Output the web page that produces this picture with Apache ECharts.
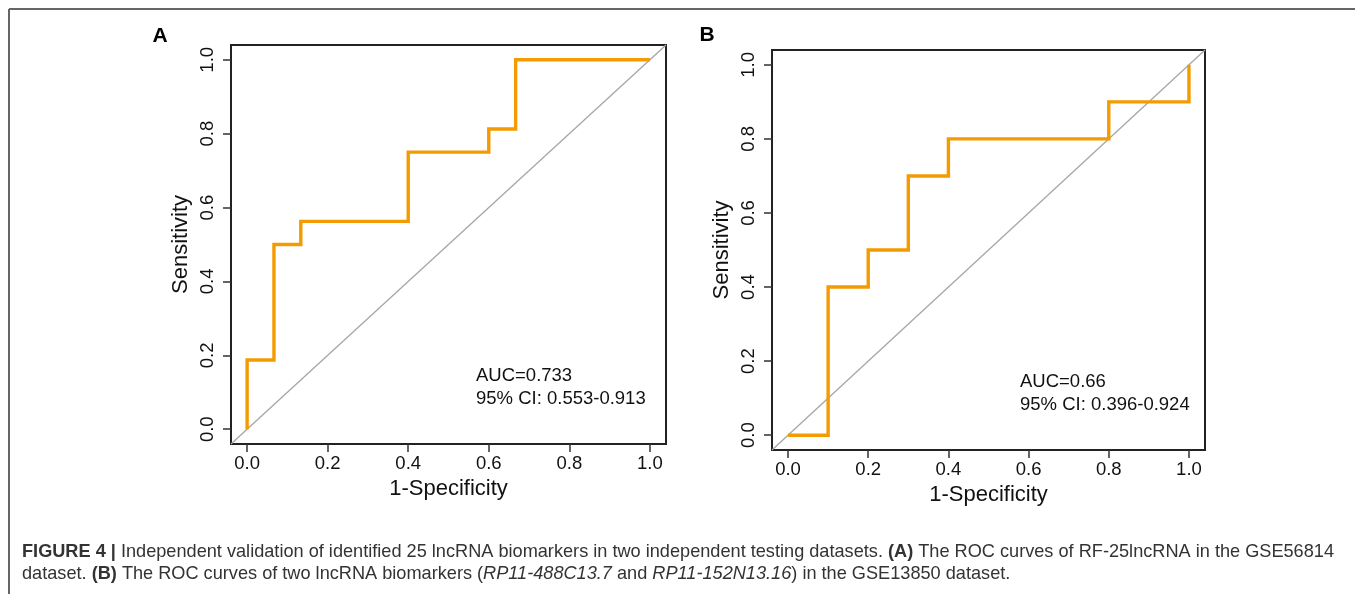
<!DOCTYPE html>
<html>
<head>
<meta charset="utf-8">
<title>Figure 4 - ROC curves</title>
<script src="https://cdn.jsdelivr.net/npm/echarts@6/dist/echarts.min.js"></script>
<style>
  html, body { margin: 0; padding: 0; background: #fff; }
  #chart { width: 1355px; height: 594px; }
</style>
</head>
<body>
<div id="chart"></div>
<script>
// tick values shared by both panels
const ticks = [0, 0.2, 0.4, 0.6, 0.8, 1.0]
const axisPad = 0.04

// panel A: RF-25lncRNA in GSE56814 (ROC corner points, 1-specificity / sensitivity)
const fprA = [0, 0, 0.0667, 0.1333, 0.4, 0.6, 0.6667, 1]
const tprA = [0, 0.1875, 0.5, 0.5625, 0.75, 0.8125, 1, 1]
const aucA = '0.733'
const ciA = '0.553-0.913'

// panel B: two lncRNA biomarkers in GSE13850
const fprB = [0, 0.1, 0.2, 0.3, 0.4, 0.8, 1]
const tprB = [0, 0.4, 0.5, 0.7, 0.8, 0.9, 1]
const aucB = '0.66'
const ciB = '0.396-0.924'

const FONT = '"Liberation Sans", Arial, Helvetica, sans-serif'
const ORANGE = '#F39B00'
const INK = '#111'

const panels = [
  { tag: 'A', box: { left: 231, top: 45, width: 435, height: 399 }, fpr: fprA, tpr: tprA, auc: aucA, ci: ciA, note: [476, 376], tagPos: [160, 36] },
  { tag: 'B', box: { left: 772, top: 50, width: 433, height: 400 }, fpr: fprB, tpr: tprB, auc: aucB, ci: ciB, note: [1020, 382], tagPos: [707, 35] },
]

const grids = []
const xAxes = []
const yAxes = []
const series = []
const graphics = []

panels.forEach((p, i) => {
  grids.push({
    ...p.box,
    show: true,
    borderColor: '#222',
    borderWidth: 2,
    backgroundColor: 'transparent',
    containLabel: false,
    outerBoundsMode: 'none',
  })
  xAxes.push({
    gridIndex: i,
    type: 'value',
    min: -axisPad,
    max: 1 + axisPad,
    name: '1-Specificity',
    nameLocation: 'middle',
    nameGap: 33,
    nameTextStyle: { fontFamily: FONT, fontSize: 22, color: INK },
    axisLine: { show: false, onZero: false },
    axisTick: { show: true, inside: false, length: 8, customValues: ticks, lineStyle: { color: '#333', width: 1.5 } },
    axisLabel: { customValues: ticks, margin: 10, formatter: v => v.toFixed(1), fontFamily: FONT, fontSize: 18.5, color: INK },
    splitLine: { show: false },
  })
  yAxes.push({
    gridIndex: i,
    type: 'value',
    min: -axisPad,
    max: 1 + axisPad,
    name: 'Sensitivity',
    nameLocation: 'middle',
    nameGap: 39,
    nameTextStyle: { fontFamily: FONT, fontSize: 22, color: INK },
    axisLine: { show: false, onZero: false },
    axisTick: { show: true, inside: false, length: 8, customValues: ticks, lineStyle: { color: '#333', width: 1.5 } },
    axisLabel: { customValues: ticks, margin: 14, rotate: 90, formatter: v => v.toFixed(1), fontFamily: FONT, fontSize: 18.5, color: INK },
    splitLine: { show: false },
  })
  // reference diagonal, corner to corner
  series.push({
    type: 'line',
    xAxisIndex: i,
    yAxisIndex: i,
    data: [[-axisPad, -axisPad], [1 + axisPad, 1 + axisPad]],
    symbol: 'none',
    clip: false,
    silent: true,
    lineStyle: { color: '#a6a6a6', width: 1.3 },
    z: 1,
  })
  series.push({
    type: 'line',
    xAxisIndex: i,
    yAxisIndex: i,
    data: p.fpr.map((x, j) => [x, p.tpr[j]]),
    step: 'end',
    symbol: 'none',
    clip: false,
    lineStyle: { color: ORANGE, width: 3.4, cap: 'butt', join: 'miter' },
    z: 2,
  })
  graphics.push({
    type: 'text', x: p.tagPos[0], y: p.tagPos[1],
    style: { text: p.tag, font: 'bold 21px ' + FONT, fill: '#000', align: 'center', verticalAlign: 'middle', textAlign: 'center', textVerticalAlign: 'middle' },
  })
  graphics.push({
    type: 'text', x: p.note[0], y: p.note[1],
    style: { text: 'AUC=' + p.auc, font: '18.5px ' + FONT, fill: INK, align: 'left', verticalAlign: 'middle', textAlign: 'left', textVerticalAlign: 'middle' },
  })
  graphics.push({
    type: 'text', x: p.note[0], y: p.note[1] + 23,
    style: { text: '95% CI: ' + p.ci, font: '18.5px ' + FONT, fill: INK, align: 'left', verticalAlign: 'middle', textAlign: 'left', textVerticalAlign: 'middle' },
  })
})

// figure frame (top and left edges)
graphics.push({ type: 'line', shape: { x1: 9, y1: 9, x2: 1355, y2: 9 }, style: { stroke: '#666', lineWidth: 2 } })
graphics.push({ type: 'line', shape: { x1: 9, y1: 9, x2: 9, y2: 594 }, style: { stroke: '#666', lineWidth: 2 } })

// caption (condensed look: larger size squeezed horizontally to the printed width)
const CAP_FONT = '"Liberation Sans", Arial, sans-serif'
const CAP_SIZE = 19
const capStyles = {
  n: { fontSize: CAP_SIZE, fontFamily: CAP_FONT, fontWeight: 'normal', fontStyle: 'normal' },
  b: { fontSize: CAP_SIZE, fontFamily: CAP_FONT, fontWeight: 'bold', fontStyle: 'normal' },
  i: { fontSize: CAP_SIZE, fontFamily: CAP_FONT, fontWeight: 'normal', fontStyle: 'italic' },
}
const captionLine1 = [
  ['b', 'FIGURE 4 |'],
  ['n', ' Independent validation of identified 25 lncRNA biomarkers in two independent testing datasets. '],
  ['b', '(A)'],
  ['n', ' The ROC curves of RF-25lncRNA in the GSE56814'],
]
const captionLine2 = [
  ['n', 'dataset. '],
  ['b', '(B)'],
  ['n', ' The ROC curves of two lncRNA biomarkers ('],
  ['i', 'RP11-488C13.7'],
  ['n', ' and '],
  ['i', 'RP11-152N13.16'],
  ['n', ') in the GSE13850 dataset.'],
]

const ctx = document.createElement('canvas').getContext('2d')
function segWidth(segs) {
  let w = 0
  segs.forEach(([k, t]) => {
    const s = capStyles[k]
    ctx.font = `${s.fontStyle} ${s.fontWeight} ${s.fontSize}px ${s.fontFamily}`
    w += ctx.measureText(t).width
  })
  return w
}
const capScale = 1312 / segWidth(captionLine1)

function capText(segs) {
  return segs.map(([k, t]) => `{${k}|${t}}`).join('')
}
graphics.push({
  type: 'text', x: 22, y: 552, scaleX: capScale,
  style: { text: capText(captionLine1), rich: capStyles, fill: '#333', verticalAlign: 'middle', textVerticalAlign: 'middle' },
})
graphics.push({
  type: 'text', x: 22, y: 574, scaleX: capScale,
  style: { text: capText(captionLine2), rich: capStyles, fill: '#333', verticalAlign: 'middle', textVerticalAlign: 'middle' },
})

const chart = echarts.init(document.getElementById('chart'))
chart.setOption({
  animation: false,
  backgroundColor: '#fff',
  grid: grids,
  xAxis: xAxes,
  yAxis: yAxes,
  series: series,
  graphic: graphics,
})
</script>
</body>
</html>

- - - - - - -

- **What is expected**: Leave out the pictures and copy the rest of the material above exactly.

- **Output below**:
Output the web page that produces this picture with Apache ECharts.
<!DOCTYPE html>
<html>
<head>
<meta charset="utf-8">
<title>Figure 4 - ROC curves</title>
<script src="https://cdn.jsdelivr.net/npm/echarts@6/dist/echarts.min.js"></script>
<style>
  html, body { margin: 0; padding: 0; background: #fff; }
  #chart { width: 1355px; height: 594px; }
</style>
</head>
<body>
<div id="chart"></div>
<script>
// tick values shared by both panels
const ticks = [0, 0.2, 0.4, 0.6, 0.8, 1.0]
const axisPad = 0.04

// panel A: RF-25lncRNA in GSE56814 (ROC corner points, 1-specificity / sensitivity)
const fprA = [0, 0, 0.0667, 0.1333, 0.4, 0.6, 0.6667, 1]
const tprA = [0, 0.1875, 0.5, 0.5625, 0.75, 0.8125, 1, 1]
const aucA = '0.733'
const ciA = '0.553-0.913'

// panel B: two lncRNA biomarkers in GSE13850
const fprB = [0, 0.1, 0.2, 0.3, 0.4, 0.8, 1]
const tprB = [0, 0.4, 0.5, 0.7, 0.8, 0.9, 1]
const aucB = '0.66'
const ciB = '0.396-0.924'

const FONT = '"Liberation Sans", Arial, Helvetica, sans-serif'
const ORANGE = '#F39B00'
const INK = '#111'

const panels = [
  { tag: 'A', box: { left: 231, top: 45, width: 435, height: 399 }, fpr: fprA, tpr: tprA, auc: aucA, ci: ciA, note: [476, 376], tagPos: [160, 36] },
  { tag: 'B', box: { left: 772, top: 50, width: 433, height: 400 }, fpr: fprB, tpr: tprB, auc: aucB, ci: ciB, note: [1020, 382], tagPos: [707, 35] },
]

const grids = []
const xAxes = []
const yAxes = []
const series = []
const graphics = []

panels.forEach((p, i) => {
  grids.push({
    ...p.box,
    show: true,
    borderColor: '#222',
    borderWidth: 2,
    backgroundColor: 'transparent',
    containLabel: false,
    outerBoundsMode: 'none',
  })
  xAxes.push({
    gridIndex: i,
    type: 'value',
    min: -axisPad,
    max: 1 + axisPad,
    name: '1-Specificity',
    nameLocation: 'middle',
    nameGap: 33,
    nameTextStyle: { fontFamily: FONT, fontSize: 22, color: INK },
    axisLine: { show: false, onZero: false },
    axisTick: { show: true, inside: false, length: 8, customValues: ticks, lineStyle: { color: '#333', width: 1.5 } },
    axisLabel: { customValues: ticks, margin: 10, formatter: v => v.toFixed(1), fontFamily: FONT, fontSize: 18.5, color: INK },
    splitLine: { show: false },
  })
  yAxes.push({
    gridIndex: i,
    type: 'value',
    min: -axisPad,
    max: 1 + axisPad,
    name: 'Sensitivity',
    nameLocation: 'middle',
    nameGap: 39,
    nameTextStyle: { fontFamily: FONT, fontSize: 22, color: INK },
    axisLine: { show: false, onZero: false },
    axisTick: { show: true, inside: false, length: 8, customValues: ticks, lineStyle: { color: '#333', width: 1.5 } },
    axisLabel: { customValues: ticks, margin: 14, rotate: 90, formatter: v => v.toFixed(1), fontFamily: FONT, fontSize: 18.5, color: INK },
    splitLine: { show: false },
  })
  // reference diagonal, corner to corner
  series.push({
    type: 'line',
    xAxisIndex: i,
    yAxisIndex: i,
    data: [[-axisPad, -axisPad], [1 + axisPad, 1 + axisPad]],
    symbol: 'none',
    clip: false,
    silent: true,
    lineStyle: { color: '#a6a6a6', width: 1.3 },
    z: 1,
  })
  series.push({
    type: 'line',
    xAxisIndex: i,
    yAxisIndex: i,
    data: p.fpr.map((x, j) => [x, p.tpr[j]]),
    step: 'end',
    symbol: 'none',
    clip: false,
    lineStyle: { color: ORANGE, width: 3.4, cap: 'butt', join: 'miter' },
    z: 2,
  })
  graphics.push({
    type: 'text', x: p.tagPos[0], y: p.tagPos[1],
    style: { text: p.tag, font: 'bold 21px ' + FONT, fill: '#000', align: 'center', verticalAlign: 'middle', textAlign: 'center', textVerticalAlign: 'middle' },
  })
  graphics.push({
    type: 'text', x: p.note[0], y: p.note[1],
    style: { text: 'AUC=' + p.auc, font: '18.5px ' + FONT, fill: INK, align: 'left', verticalAlign: 'middle', textAlign: 'left', textVerticalAlign: 'middle' },
  })
  graphics.push({
    type: 'text', x: p.note[0], y: p.note[1] + 23,
    style: { text: '95% CI: ' + p.ci, font: '18.5px ' + FONT, fill: INK, align: 'left', verticalAlign: 'middle', textAlign: 'left', textVerticalAlign: 'middle' },
  })
})

// figure frame (top and left edges)
graphics.push({ type: 'line', shape: { x1: 9, y1: 9, x2: 1355, y2: 9 }, style: { stroke: '#666', lineWidth: 2 } })
graphics.push({ type: 'line', shape: { x1: 9, y1: 9, x2: 9, y2: 594 }, style: { stroke: '#666', lineWidth: 2 } })

// caption (condensed look: larger size squeezed horizontally to the printed width)
const CAP_FONT = '"Liberation Sans", Arial, sans-serif'
const CAP_SIZE = 19
const capStyles = {
  n: { fontSize: CAP_SIZE, fontFamily: CAP_FONT, fontWeight: 'normal', fontStyle: 'normal' },
  b: { fontSize: CAP_SIZE, fontFamily: CAP_FONT, fontWeight: 'bold', fontStyle: 'normal' },
  i: { fontSize: CAP_SIZE, fontFamily: CAP_FONT, fontWeight: 'normal', fontStyle: 'italic' },
}
const captionLine1 = [
  ['b', 'FIGURE 4 |'],
  ['n', ' Independent validation of identified 25 lncRNA biomarkers in two independent testing datasets. '],
  ['b', '(A)'],
  ['n', ' The ROC curves of RF-25lncRNA in the GSE56814'],
]
const captionLine2 = [
  ['n', 'dataset. '],
  ['b', '(B)'],
  ['n', ' The ROC curves of two lncRNA biomarkers ('],
  ['i', 'RP11-488C13.7'],
  ['n', ' and '],
  ['i', 'RP11-152N13.16'],
  ['n', ') in the GSE13850 dataset.'],
]

const ctx = document.createElement('canvas').getContext('2d')
function segWidth(segs) {
  let w = 0
  segs.forEach(([k, t]) => {
    const s = capStyles[k]
    ctx.font = `${s.fontStyle} ${s.fontWeight} ${s.fontSize}px ${s.fontFamily}`
    w += ctx.measureText(t).width
  })
  return w
}
const capScale = 1312 / segWidth(captionLine1)

function capText(segs) {
  return segs.map(([k, t]) => `{${k}|${t}}`).join('')
}
graphics.push({
  type: 'text', x: 22, y: 552, scaleX: capScale,
  style: { text: capText(captionLine1), rich: capStyles, fill: '#333', verticalAlign: 'middle', textVerticalAlign: 'middle' },
})
graphics.push({
  type: 'text', x: 22, y: 574, scaleX: capScale,
  style: { text: capText(captionLine2), rich: capStyles, fill: '#333', verticalAlign: 'middle', textVerticalAlign: 'middle' },
})

const chart = echarts.init(document.getElementById('chart'))
chart.setOption({
  animation: false,
  backgroundColor: '#fff',
  grid: grids,
  xAxis: xAxes,
  yAxis: yAxes,
  series: series,
  graphic: graphics,
})
</script>
</body>
</html>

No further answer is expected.